- Born: March 24, 1971 (age 55) Vienna, Austria
- Occupation: Constitutional and international lawyer;
- Spouse: Annette Lyth

= Marcus Brand =

Marcus George Brand (born March 24, 1971) is an Austrian constitutional and international lawyer and democratic-governance expert known for work with the UN, OSCE and International IDEA, particularly in Kosovo, Nepal, Myanmar, Ukraine and Fiji. He was the first chair of the Fiji Truth and Reconciliation Commission in 2025. He is acting as Global Democracy Goodwill Ambassador for the Korea Democracy Foundation.

==Education==

Brand has a degree in international and constitutional law from the University of Vienna, a master's degree in human rights law from the European University Institute, and a diploma in international relations from the Johns Hopkins University's School of Advanced International Studies (SAIS Europe) in Bologna. His doctoral work concerned constitutionalism and human-rights protection in UN-administered Kosovo.

==Career==
Brand worked with the OSCE in Kosovo from 1999 to 2000, including as the OSCE's first representative in the Secretariat of Kosovo's Interim Administrative Council, and subsequently worked as a Kosovo analyst for the European Stability Initiative. His 2003 study The Development of Kosovo Institutions and the Transition of Authority from UNMIK to Local Self-Government has been cited by numerous sources.
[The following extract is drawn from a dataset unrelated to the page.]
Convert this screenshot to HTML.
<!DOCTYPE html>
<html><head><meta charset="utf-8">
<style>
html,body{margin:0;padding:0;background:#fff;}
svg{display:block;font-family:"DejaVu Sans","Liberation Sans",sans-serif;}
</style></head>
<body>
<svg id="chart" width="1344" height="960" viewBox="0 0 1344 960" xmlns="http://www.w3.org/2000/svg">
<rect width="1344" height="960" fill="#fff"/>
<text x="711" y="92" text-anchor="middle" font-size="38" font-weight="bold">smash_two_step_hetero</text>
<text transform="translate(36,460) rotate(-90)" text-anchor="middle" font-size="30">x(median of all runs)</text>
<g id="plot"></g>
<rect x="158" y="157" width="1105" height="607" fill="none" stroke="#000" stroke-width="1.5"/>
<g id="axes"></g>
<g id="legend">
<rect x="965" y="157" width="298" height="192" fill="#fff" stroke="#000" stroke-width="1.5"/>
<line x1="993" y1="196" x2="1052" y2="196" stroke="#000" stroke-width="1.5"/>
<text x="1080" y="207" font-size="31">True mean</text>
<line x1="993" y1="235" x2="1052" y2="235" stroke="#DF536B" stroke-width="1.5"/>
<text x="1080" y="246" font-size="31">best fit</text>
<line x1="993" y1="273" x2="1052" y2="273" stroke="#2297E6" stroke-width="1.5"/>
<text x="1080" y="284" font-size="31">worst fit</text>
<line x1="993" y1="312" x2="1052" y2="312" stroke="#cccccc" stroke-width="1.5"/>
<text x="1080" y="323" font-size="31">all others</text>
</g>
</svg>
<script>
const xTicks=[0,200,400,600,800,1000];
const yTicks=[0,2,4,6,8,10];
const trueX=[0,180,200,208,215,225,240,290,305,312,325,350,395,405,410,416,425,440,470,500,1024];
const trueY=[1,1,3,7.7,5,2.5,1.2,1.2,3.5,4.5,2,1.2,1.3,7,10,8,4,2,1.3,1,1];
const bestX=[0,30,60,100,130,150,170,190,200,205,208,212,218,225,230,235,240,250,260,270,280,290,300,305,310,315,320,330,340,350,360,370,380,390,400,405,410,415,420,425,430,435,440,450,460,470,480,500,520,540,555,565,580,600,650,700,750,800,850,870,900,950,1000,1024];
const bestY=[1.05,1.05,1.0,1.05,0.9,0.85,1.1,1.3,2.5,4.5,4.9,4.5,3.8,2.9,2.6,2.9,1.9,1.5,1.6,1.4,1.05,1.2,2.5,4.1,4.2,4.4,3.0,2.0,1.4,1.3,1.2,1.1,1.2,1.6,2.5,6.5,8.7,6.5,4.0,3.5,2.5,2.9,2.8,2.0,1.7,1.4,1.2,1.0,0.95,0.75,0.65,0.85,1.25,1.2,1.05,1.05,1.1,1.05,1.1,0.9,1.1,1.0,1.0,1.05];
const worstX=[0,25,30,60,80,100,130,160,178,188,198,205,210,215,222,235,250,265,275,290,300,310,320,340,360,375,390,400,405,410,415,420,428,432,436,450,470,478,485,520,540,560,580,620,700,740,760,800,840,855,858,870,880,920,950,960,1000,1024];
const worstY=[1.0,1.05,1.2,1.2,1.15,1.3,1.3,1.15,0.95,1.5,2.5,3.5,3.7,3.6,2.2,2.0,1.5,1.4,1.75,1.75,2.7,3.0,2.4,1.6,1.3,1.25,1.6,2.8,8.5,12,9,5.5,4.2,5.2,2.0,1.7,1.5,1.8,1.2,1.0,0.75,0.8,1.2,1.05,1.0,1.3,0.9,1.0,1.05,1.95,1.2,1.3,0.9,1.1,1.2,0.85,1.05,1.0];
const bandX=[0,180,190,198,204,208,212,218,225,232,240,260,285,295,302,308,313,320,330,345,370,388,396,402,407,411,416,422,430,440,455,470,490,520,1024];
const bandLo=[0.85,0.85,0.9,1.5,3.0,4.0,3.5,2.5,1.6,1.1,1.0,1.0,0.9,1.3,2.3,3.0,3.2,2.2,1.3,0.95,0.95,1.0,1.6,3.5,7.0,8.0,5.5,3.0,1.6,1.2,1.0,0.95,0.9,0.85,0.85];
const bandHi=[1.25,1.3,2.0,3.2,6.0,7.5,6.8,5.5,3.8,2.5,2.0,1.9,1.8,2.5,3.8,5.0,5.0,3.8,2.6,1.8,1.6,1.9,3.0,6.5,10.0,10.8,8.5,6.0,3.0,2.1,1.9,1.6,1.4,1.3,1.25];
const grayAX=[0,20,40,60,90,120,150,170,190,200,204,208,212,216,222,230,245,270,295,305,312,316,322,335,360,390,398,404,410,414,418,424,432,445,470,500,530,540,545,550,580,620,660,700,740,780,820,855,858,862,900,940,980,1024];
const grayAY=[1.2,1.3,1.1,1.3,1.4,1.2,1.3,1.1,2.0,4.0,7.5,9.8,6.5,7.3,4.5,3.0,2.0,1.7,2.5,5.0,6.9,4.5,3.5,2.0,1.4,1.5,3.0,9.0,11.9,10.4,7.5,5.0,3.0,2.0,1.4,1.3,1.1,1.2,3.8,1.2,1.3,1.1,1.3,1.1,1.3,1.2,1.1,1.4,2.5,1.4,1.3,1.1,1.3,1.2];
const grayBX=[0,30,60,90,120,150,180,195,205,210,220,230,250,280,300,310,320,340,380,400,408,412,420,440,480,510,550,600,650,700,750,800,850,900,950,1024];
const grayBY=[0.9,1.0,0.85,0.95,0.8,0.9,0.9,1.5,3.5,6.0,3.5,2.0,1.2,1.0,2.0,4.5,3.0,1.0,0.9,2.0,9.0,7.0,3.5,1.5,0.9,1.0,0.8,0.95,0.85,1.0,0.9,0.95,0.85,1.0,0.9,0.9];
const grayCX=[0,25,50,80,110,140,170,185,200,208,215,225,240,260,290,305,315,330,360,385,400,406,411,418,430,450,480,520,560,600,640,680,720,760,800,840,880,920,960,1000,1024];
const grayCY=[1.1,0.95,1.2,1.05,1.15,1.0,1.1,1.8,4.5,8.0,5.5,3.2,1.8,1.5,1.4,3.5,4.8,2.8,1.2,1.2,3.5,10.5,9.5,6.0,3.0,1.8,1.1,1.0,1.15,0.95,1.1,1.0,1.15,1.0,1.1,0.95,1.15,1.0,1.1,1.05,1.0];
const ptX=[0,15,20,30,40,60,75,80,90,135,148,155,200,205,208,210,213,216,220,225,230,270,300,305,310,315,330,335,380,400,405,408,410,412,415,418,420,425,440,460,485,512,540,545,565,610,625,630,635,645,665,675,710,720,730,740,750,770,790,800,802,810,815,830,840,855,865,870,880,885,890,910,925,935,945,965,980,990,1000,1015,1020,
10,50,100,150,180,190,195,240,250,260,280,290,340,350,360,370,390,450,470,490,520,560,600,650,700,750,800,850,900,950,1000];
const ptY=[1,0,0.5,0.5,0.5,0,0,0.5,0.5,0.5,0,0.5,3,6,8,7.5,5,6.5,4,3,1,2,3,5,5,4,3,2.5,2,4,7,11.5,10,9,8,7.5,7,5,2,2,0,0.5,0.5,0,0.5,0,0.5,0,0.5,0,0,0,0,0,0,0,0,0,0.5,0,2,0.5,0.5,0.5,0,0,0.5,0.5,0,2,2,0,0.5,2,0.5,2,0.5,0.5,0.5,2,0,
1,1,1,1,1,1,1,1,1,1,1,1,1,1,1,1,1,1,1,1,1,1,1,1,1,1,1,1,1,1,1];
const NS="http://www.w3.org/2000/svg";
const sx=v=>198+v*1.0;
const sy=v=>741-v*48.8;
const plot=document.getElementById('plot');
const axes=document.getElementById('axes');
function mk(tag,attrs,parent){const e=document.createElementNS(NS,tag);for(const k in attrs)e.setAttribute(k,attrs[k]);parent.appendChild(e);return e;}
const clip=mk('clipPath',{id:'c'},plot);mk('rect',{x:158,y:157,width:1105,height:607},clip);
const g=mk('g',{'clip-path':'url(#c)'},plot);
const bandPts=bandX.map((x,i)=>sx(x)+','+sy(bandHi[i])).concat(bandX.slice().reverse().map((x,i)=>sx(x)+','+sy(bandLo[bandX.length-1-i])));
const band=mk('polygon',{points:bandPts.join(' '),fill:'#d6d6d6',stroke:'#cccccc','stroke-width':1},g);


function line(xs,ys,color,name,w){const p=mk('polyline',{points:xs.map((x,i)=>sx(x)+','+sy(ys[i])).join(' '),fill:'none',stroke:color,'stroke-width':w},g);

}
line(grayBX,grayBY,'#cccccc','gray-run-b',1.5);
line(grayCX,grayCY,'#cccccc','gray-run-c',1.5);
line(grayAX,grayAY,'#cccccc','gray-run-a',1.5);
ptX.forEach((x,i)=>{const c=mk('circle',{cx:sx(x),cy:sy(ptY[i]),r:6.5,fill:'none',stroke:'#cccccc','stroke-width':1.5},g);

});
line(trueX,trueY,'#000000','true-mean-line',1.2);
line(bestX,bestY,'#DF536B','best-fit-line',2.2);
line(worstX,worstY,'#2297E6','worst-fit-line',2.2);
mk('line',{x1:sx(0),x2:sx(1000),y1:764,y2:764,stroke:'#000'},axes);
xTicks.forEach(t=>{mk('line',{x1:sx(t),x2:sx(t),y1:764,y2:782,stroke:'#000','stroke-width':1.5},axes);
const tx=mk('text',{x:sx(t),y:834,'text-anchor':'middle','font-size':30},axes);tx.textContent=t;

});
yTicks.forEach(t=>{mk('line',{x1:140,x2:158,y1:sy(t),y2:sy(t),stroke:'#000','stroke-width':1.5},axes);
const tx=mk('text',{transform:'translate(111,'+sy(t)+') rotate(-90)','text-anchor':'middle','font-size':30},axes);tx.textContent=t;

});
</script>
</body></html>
From 2008 to 2011 he worked in Nepal as a senior constitutional adviser/policy specialist with UNDP's constitution-building programme after the civil war, working particularly on federalisation, state restructuring and the transition to the new constitutional order.

From 2015 to 2020, Brand worked in Ukraine as UNDP Senior Advisor on Democratic Reform and Sustainable Development in Ukraine.

From September 2020 to 2024, Brand led the International Institute for Democracy and Electoral Assistance to develop International IDEA's country programme in Myanmar. He ran it through the November 2020 election and the 2021 Myanmar coup d'état, after which its work focused on democratic institutions, federal constitutionalism and the opposition's attempts to construct a post-junta constitutional system.

==Fiji Truth and Reconciliation Commission==

In 2024, with support of the EU, Brand was appointed head of the newly established Fiji Truth and Reconciliation Commission. This was a controversial decision, with the NGO Coalition on Human Rights (NGOCHR) raising concerns over a lack of transparency over the appointment process. The Coalition criticised the appointment of "an expatriate with little to no lived experience in Fiji", when there were qualified locals who could have taken up the position.

Under Brand's leadership, the commission's focus was on survivors and healing rather than criminal prosecution.

In 2025, he resigned from his position as chairman for personal reasons. Of this, University of the South Pacific academic Dr Shailendra Singh said "Dr Brand leaves Fiji “having made a strong impact” during his tenure, saying that his leadership has “laid a solid foundation for the work ahead”.

==Personal life==
Brand was married to fellow international lawyer Annette Lyth, with whom he has two daughters.